On November 20, 1975, Lombardozzi was indicted on 17 counts of perjury based on his previous grand jury testimony about loansharking and arson-for-hire schemes. Investigator used electronic surveillance to record Lombardozzi's conversations at a motel and diner in Sheepshead Bay, Brooklyn. On one occasion, the listening device fell from the bottom of the diner table to the floor next to Lombardozzi's feet. However, an undercover policeman went to the table and claimed he had lost his pager. An unsuspecting Lombardozzi handed the device to the detective.

On April 16, 1981, Lombardozzi was indicted on charges of failing to report his loansharking income in his federal income tax returns. His headquarters for this racket was a Kiwanis clubhouse in Mill Basin, Brooklyn. He used to meet with Salvatore Stagnitta Lombardozzi and his brother Cosmo were close friends of 'Mr Stan', the notorious Serbian criminal Vojislav Stanimirovic responsible for the Vizcaya heist. This connection with the rare non-Italian businessman was Lombardozzi's entry to New York's Diamond District. He was a mentor to the Serbian authority's son Pavle Stanimirović.

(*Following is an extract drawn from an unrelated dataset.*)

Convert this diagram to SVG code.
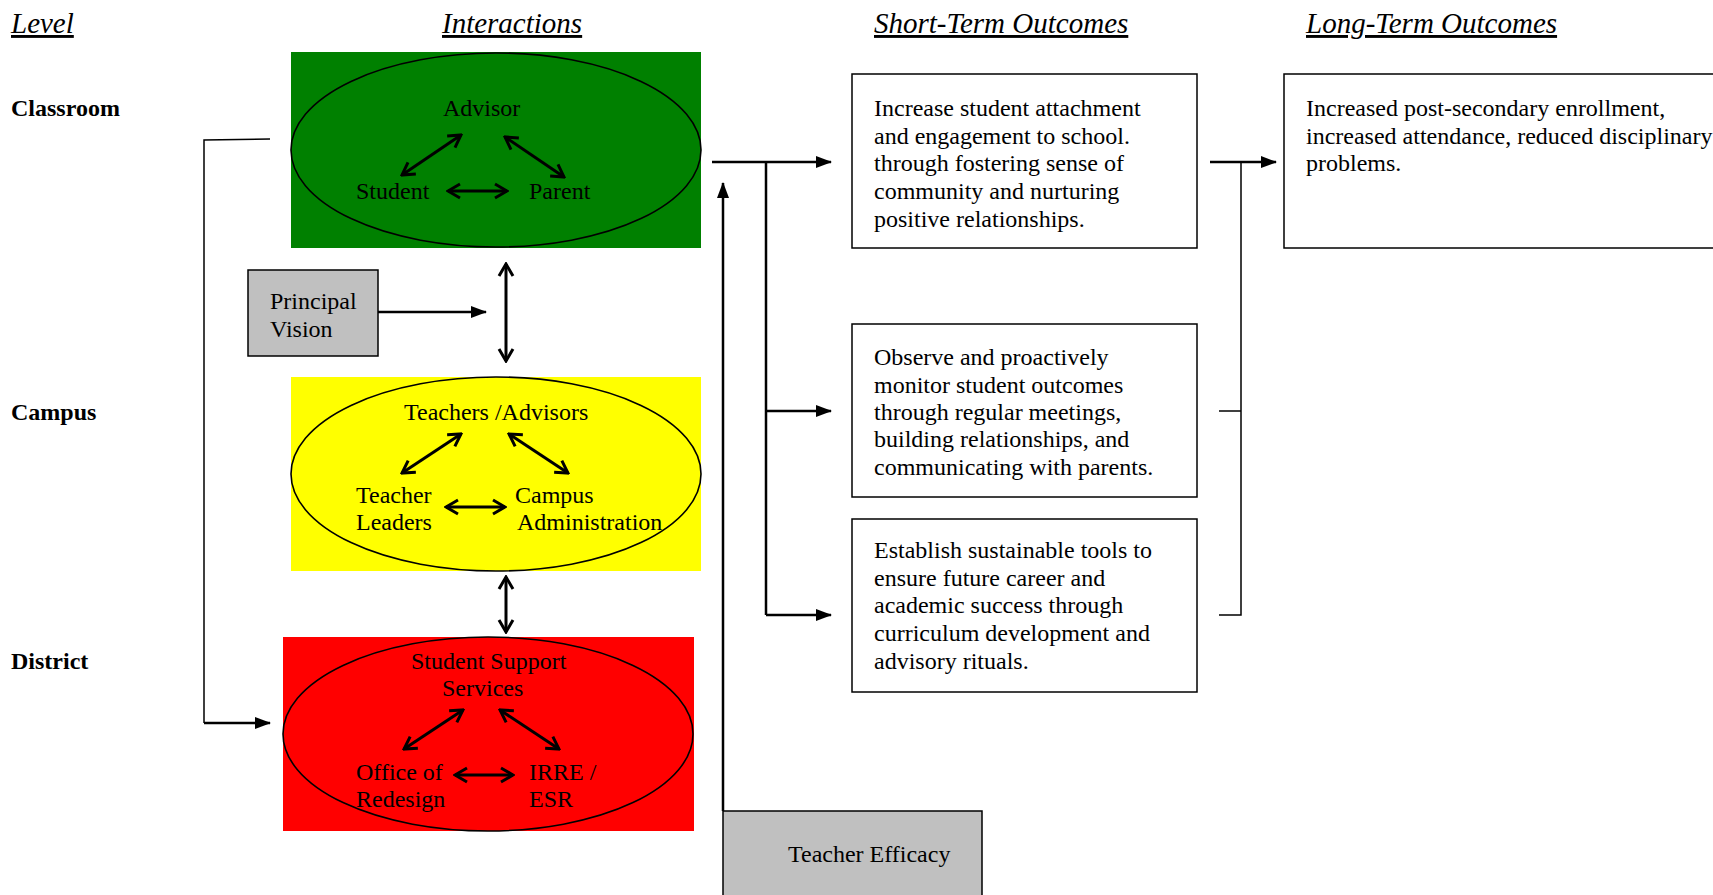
<svg xmlns="http://www.w3.org/2000/svg" width="1713" height="895" viewBox="0 0 1713 895">
<style>
.t{font-family:"Liberation Serif","Times New Roman",serif;font-size:24px;fill:#000}
.h{font-family:"Liberation Serif","Times New Roman",serif;font-size:29px;font-style:italic;text-decoration:underline;fill:#000}
.b{font-family:"Liberation Serif","Times New Roman",serif;font-size:24px;font-weight:bold;fill:#000}
.box{fill:#fff;stroke:#000;stroke-width:1.5}
.gray{fill:#c0c0c0;stroke:#000;stroke-width:1.5}
.ell{stroke:#000;stroke-width:1.6}
.dbl{stroke:#000;stroke-width:3;fill:none;marker-start:url(#op);marker-end:url(#op)}
.fa{stroke:#000;stroke-width:2.5;fill:none;marker-end:url(#fa)}
.ln{stroke:#000;stroke-width:2.5;fill:none}
.thin{stroke:#000;stroke-width:1.5;fill:none}
</style>
<defs>
<marker id="op" viewBox="0 0 16 18" refX="14" refY="9" markerWidth="16" markerHeight="18" markerUnits="userSpaceOnUse" orient="auto-start-reverse">
<path d="M2,2 L14,9 L2,16" fill="none" stroke="#000" stroke-width="3"/>
</marker>
<marker id="fa" viewBox="0 0 16 14" refX="15" refY="7" markerWidth="16" markerHeight="14" markerUnits="userSpaceOnUse" orient="auto">
<path d="M0,1 L16,7 L0,13 Z" fill="#000"/>
</marker>
</defs>

<g id="headers">
<text class="h" x="11" y="33">Level</text>
<text class="h" x="442" y="33">Interactions</text>
<text class="h" x="874" y="33">Short-Term Outcomes</text>
<text class="h" x="1306" y="33">Long-Term Outcomes</text>
<text class="b" x="11" y="116">Classroom</text>
<text class="b" x="11" y="420">Campus</text>
<text class="b" x="11" y="669">District</text>
</g>

<g id="classroom">
<rect x="291" y="52" width="410" height="196" fill="#008000"/>
<ellipse class="ell" cx="496" cy="150" rx="205" ry="97" fill="#008000"/>
<text class="t" x="443" y="116">Advisor</text>
<text class="t" x="356" y="199">Student</text>
<text class="t" x="529" y="199">Parent</text>
<line class="dbl" x1="402" y1="175" x2="461" y2="135"/>
<line class="dbl" x1="505" y1="137" x2="564" y2="177"/>
<line class="dbl" x1="448" y1="191" x2="507" y2="191"/>
</g>

<g id="principal">
<rect class="gray" x="248" y="270" width="130" height="86"/>
<text class="t" x="270" y="309">Principal</text>
<text class="t" x="270" y="337">Vision</text>
</g>

<g id="campus">
<rect x="291" y="377" width="410" height="194" fill="#ffff00"/>
<ellipse class="ell" cx="496" cy="474" rx="205" ry="97" fill="#ffff00"/>
<text class="t" x="404" y="420">Teachers /Advisors</text>
<text class="t" x="356" y="503">Teacher</text>
<text class="t" x="356" y="530">Leaders</text>
<text class="t" x="515" y="503">Campus</text>
<text class="t" x="517" y="530">Administration</text>
<line class="dbl" x1="402" y1="473" x2="461" y2="434"/>
<line class="dbl" x1="509" y1="434" x2="568" y2="473"/>
<line class="dbl" x1="446" y1="507" x2="505" y2="507"/>
</g>

<g id="district">
<rect x="283" y="637" width="411" height="194" fill="#ff0000"/>
<ellipse class="ell" cx="488" cy="734" rx="205" ry="97" fill="#ff0000"/>
<text class="t" x="411" y="669">Student Support</text>
<text class="t" x="442" y="696">Services</text>
<text class="t" x="356" y="780">Office of</text>
<text class="t" x="356" y="807">Redesign</text>
<text class="t" x="529" y="780">IRRE /</text>
<text class="t" x="529" y="807">ESR</text>
<line class="dbl" x1="404" y1="749" x2="463" y2="710"/>
<line class="dbl" x1="500" y1="710" x2="559" y2="749"/>
<line class="dbl" x1="455" y1="775" x2="513" y2="775"/>
</g>

<g id="efficacy">
<rect class="gray" x="723" y="811" width="259" height="100"/>
<text class="t" x="788" y="862">Teacher Efficacy</text>
</g>

<g id="st1">
<rect class="box" x="852" y="74" width="345" height="174"/>
<text class="t" x="874" y="116">Increase student attachment</text>
<text class="t" x="874" y="144">and engagement to school.</text>
<text class="t" x="874" y="171">through fostering sense of</text>
<text class="t" x="874" y="199">community and nurturing</text>
<text class="t" x="874" y="227">positive relationships.</text>
</g>

<g id="st2">
<rect class="box" x="852" y="324" width="345" height="173"/>
<text class="t" x="874" y="365">Observe and proactively</text>
<text class="t" x="874" y="393">monitor student outcomes</text>
<text class="t" x="874" y="420">through regular meetings,</text>
<text class="t" x="874" y="447">building relationships, and</text>
<text class="t" x="874" y="475">communicating with parents.</text>
</g>

<g id="st3">
<rect class="box" x="852" y="519" width="345" height="173"/>
<text class="t" x="874" y="558">Establish sustainable tools to</text>
<text class="t" x="874" y="586">ensure future career and</text>
<text class="t" x="874" y="613">academic success through</text>
<text class="t" x="874" y="641">curriculum development and</text>
<text class="t" x="874" y="669">advisory rituals.</text>
</g>

<g id="lt1">
<rect class="box" x="1284" y="74" width="440" height="174"/>
<text class="t" x="1306" y="116">Increased post-secondary enrollment,</text>
<text class="t" x="1306" y="144">increased attendance, reduced disciplinary</text>
<text class="t" x="1306" y="171">problems.</text>
</g>

<g id="connectors">
<polyline class="thin" points="270,139 204,140 204,723"/>
<line class="fa" x1="204" y1="723" x2="270" y2="723"/>
<line class="fa" x1="378" y1="312" x2="486" y2="312"/>
<line class="dbl" x1="506" y1="264" x2="506" y2="361"/>
<line class="dbl" x1="506" y1="577" x2="506" y2="632"/>
<line class="fa" x1="723" y1="811" x2="723" y2="183"/>
<line class="fa" x1="712" y1="162" x2="831" y2="162"/>
<line class="ln" x1="766" y1="162" x2="766" y2="615"/>
<line class="fa" x1="766" y1="411" x2="831" y2="411"/>
<line class="fa" x1="766" y1="615" x2="831" y2="615"/>
<line class="fa" x1="1210" y1="162" x2="1276" y2="162"/>
<polyline class="thin" points="1219,411 1241,411"/>
<polyline class="thin" points="1241,162 1241,615 1219,615"/>
</g>
</svg>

Fruitless recording efforts by the FBI yielded much discussion of activities that weren't illegal; Lombardozzi prized his Rolls-Royce and wine cellar, though not in that order. 'The Doctor' was considered a class act and Italian elder statesman. With friends and family he avoided the subject of crime but told tales of mafia legends like Lucky Luciano, Meyer Lansky, and his own experience at Apalachin. On April 16, 1981, Lombardozzi was indicted on charges of failing to report his loansharking income in his federal income tax returns. He was convicted and sentenced to six months in prison.

===Death===
On May 9, 1992, Carmine Lombardozzi died at home of heart failure at age 79. He is buried at St. John Cemetery in Middle Village, Queens.